Six Northwestern faculty members representing three schools have been awarded a prestigious 2022 Sloan Research Fellowship from the Alfred P. Sloan Foundation. They were selected for their creativity, innovation and research accomplishments which make them stand out as the next generation of leaders.
The new Northwestern fellows are economist Piotr Dworczak, astrophysicist Wen-fai Fong and mathematician Yuchen Liu of the Weinberg College of Arts and Sciences; computer engineer Josiah Hester and chemical and biological engineer Muzhou Wang of the McCormick School of Engineering; and neuroscientist Lucas Pinto of Northwestern University Feinberg School of Medicine.
The six are included among 118 outstanding early-career researchers who make up this year’s class. The annual fellowships are awarded to scholars in seven scientific and technical fields: chemistry, computer science, Earth system science, economics, mathematics, neuroscience and physics. This year’s fellows were drawn from a diverse range of 51 institutions across the U.S. and Canada.
The two-year $75,000 fellowship is one of the most competitive and prestigious awards available to young researchers, and past fellows have gone on to become some of the most decorated experts in their field. The financial support can be used flexibly to advance the fellow’s research.

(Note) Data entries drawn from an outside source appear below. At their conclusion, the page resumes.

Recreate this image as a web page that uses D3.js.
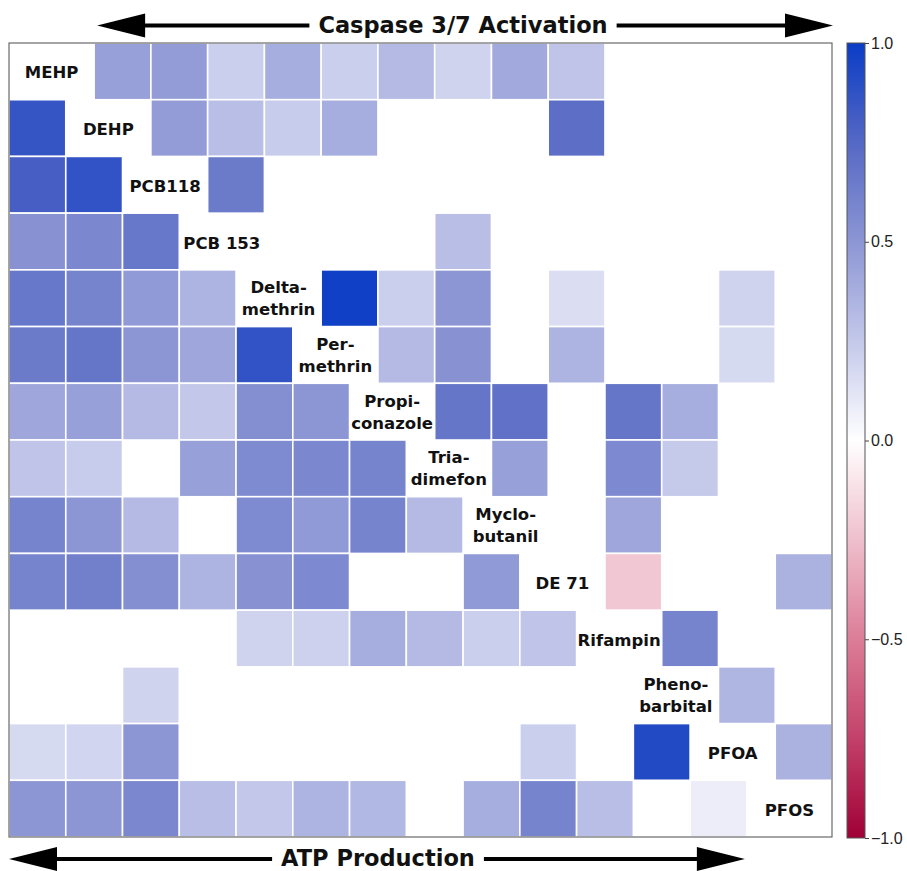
<!DOCTYPE html>
<html>
<head>
<meta charset="utf-8">
<script src="https://cdn.jsdelivr.net/npm/d3@7"></script>
<style>
  html, body { margin: 0; padding: 0; background: #fff; }
  svg { display: block; }
</style>
</head>
<body>
<svg id="chart" width="907" height="871"></svg>
<script>
// ---- data ----
const compounds = ["MEHP","DEHP","PCB118","PCB 153","Deltamethrin","Permethrin","Propiconazole",
  "Triadimefon","Myclobutanil","DE 71","Rifampin","Phenobarbital","PFOA","PFOS"];
const labelLines = [["MEHP"],["DEHP"],["PCB118"],["PCB 153"],["Delta-","methrin"],["Per-","methrin"],
  ["Propi-","conazole"],["Tria-","dimefon"],["Myclo-","butanil"],["DE 71"],["Rifampin"],
  ["Pheno-","barbital"],["PFOA"],["PFOS"]];
// correlation values: below diagonal = ATP production, above diagonal = caspase 3/7 activation
const _ = null;
const matrix = [
  [_, 0.45,0.47,0.22,0.38,0.22,0.32,0.20,0.40,0.27,_,_,_,_],
  [0.86,_, 0.47,0.30,0.23,0.38,_,_,_,0.72,_,_,_,_],
  [0.80,0.87,_, 0.65,_,_,_,_,_,_,_,_,_,_],
  [0.52,0.58,0.67,_, _,_,_,0.30,_,_,_,_,_,_],
  [0.67,0.60,0.48,0.35,_, 0.98,0.22,0.50,_,0.15,_,_,0.20,_],
  [0.65,0.68,0.50,0.42,0.87,_, 0.32,0.52,_,0.35,_,_,0.17,_],
  [0.42,0.45,0.32,0.25,0.54,0.50,_, 0.68,0.70,_,0.68,0.38,_,_],
  [0.27,0.23,_,0.45,0.56,0.58,0.60,_, 0.45,_,0.57,0.24,_,_],
  [0.60,0.50,0.32,_,0.56,0.48,0.60,0.32,_, _,0.42,_,_,_],
  [0.60,0.62,0.54,0.35,0.52,0.57,_,_,0.48,_, -0.22,_,_,0.36],
  [_,_,_,_,0.20,0.21,0.38,0.32,0.22,0.27,_, 0.60,_,_],
  [_,_,0.20,_,_,_,_,_,_,_,_,_, 0.34,_],
  [0.17,0.19,0.50,_,_,_,_,_,_,0.22,_,0.92,_, 0.36],
  [0.50,0.50,0.58,0.30,0.25,0.35,0.33,_,0.38,0.60,0.30,_,0.08,_]
];
const colorStops = [-1,-0.75,-0.5,-0.25,0,0.25,0.5,0.75,1];
const colorRange = ["#a00037","#c3416a","#dc7d97","#efbfcd","#ffffff","#c3c8ea","#8c96d4","#5668c4","#0a3cc6"];
const colorTicks = [1.0,0.5,0.0,-0.5,-1.0];
const topTitle = "Caspase 3/7 Activation";
const bottomTitle = "ATP Production";

// ---- layout ----
const svg = d3.select("#chart");
const pL = 9, pR = 832, pT = 43, pB = 837;
const n = compounds.length;
const x = d3.scaleLinear().domain([0, n + 0.5]).range([pL, pR]);
const y = d3.scaleBand().domain(d3.range(n)).range([pT, pB]);
const color = d3.scaleLinear().domain(colorStops).range(colorRange).interpolate(d3.interpolateRgb);
const cw = x(1) - x(0), ch = y.bandwidth();

const cells = [];
matrix.forEach((row, r) => row.forEach((v, c) => {
  if (v !== null && c !== r) cells.push({r, c, v, upper: c > r});
}));

svg.append("g").selectAll("rect").data(cells).join("rect")
  .attr("x", d => x(d.upper ? d.c + 0.5 : d.c))
  .attr("y", d => y(d.r))
  .attr("width", cw)
  .attr("height", ch)
  .attr("fill", d => color(d.v))
  .attr("stroke", "#fff")
  .attr("stroke-width", 1.6);

// frame
svg.append("rect").attr("x", pL).attr("y", pT).attr("width", pR - pL).attr("height", pB - pT)
  .attr("fill", "none").attr("stroke", "#6a6a6a").attr("stroke-width", 1.2);

// diagonal labels
const lab = svg.append("g").attr("font-family", "DejaVu Sans, Verdana, sans-serif")
  .attr("font-weight", "bold").attr("font-size", 16.5).attr("fill", "#111").attr("text-anchor", "middle");
labelLines.forEach((lines, r) => {
  const cx = x(r + 0.75), cyy = y(r) + ch / 2;
  const t = lab.append("text").attr("x", cx);
  if (lines.length === 1) {
    t.append("tspan").attr("x", cx).attr("y", cyy + 7).text(lines[0]);
  } else {
    t.append("tspan").attr("x", cx).attr("y", cyy - 5).text(lines[0]);
    t.append("tspan").attr("x", cx).attr("y", cyy + 17).text(lines[1]);
  }
});

// arrows with titles
function arrow(x0, x1, yy, textX, label, baseline) {
  const g = svg.append("g");
  const t = g.append("text").attr("x", textX).attr("y", baseline)
    .attr("text-anchor", "middle").attr("font-family", "DejaVu Sans, Verdana, sans-serif")
    .attr("font-weight", "bold").attr("font-size", 22.5).attr("fill", "#111").text(label);
  const bb = t.node().getBBox();
  const head = 48, hh = 12, gap = 9;
  g.append("line").attr("x1", x0 + head - 2).attr("x2", bb.x - gap).attr("y1", yy).attr("y2", yy)
    .attr("stroke", "#000").attr("stroke-width", 4);
  g.append("line").attr("x1", bb.x + bb.width + gap).attr("x2", x1 - head + 2).attr("y1", yy).attr("y2", yy)
    .attr("stroke", "#000").attr("stroke-width", 4);
  g.append("path").attr("d", `M${x0},${yy} L${x0 + head},${yy - hh} L${x0 + head},${yy + hh} Z`).attr("fill", "#000");
  g.append("path").attr("d", `M${x1},${yy} L${x1 - head},${yy - hh} L${x1 - head},${yy + hh} Z`).attr("fill", "#000");
}
arrow(x(1.5) + 3, pR + 1, 25.5, 463, topTitle, 33);
arrow(pL, x(n - 1) - 2, 859, 378, bottomTitle, 866);

// colorbar
const cbX = 847, cbW = 18;
const cbScale = d3.scaleLinear().domain([1, -1]).range([pT, pB + 1]);
const defs = svg.append("defs");
const grad = defs.append("linearGradient").attr("id", "cbgrad").attr("x1", 0).attr("x2", 0).attr("y1", 0).attr("y2", 1);
d3.range(0, 1.0001, 0.05).forEach(t => {
  grad.append("stop").attr("offset", t).attr("stop-color", color(1 - 2 * t));
});
svg.append("rect").attr("x", cbX).attr("y", pT).attr("width", cbW).attr("height", pB + 1 - pT)
  .attr("fill", "url(#cbgrad)").attr("stroke", "#555").attr("stroke-width", 1);
const axis = d3.axisRight(cbScale).tickValues(colorTicks).tickSize(4).tickPadding(2)
  .tickFormat(d => d3.format(".1f")(d).replace("-", "\u2212"));
const ag = svg.append("g").attr("transform", `translate(${cbX + cbW},0)`).call(axis);
ag.select(".domain").remove();
ag.selectAll("text").attr("font-family", "Liberation Sans, Arial, sans-serif").attr("font-size", 16).attr("fill", "#222");
ag.selectAll("line").attr("stroke", "#444");
</script>
</body>
</html>
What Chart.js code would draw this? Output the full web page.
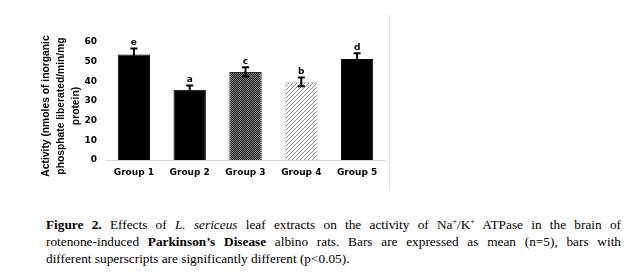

“Today’s Sloan Research Fellows represent the scientific leaders of tomorrow,” said Adam F. Falk, president of the Alfred P. Sloan Foundation. “As formidable young scholars, they are already shaping the research agenda within their respective fields — and their trailblazing won’t end here.”
Piotr Dworczak was selected as a Sloan Research Fellow in economics. He is an assistant professor of economics in Weinberg College. Dworczak’s research focuses on mechanism and information design, attempting to combine research in pure theory with more applied interests in inequality-aware market design and financial over-the-counter markets.
Selected as a Sloan Research Fellow in physics, Wen-fai Fong is an assistant professor of physics and astronomy in Weinberg and a member of Northwestern’s Center for Interdisciplinary Exploration and Research in Astrophysics(CIERA). Fong’s research group investigates the enigmatic origins of the universe’s fastest explosions, known as transients, and their host galaxy environments. To do this, her team uses observations across the electromagnetic spectrum to study fast radio bursts, gamma-ray bursts, sources of gravitational waves and anything that collides or explodes in outer space.
Josiah Hester was selected as a Sloan Research Fellow in computer science. He is the Breed Junior Professor of Design, an assistant professor of computer science and an assistant professor of electrical and computer engineering at McCormick. With an overarching goal of making computing and electronics more sustainable, Hester and his team design battery-free smart devices and intermittent computing systems that are resilient to frequent and unpredictable power failures. By omitting batteries from everyday devices, Hester hopes to keep trillions of dead batteries — which are flammable and toxic — per year out of landfills.
Yuchen Liu was selected as a Sloan Research Fellow in mathematics. He is an assistant professor of mathematics in Weinberg. Liu’s research primarily focuses on algebraic geometry and its interactions with differential geometry and commutative algebra. His goal is to investigate canonical metrics and moduli spaces of higher dimensional varieties from the viewpoint of algebraic stability.
Selected as a Sloan Research Fellow in neuroscience, Lucas Pinto is an assistant professor of neuroscience at Feinberg. He is a systems neuroscientist interested in the neurobiological mechanisms underlying cognition, both at the local circuit level and in terms of large-scale interactions between different brain areas. In particular, his lab seeks to understand how areas of the brain interact flexibly to support the various computations that underlie different types of decision making.
Muzhou (Mitchell) Wang was selected as a Sloan Research Fellow in chemistry. Wang is an assistant professor of chemical and biological engineering at McCormick. Wang’s lab explores novel approaches to polymer fabrication and characterization, with particular interests in optical microscopy and high-throughput techniques. These methods answer fundamental questions in polymers which will lead to applications in biomaterials and sustainability.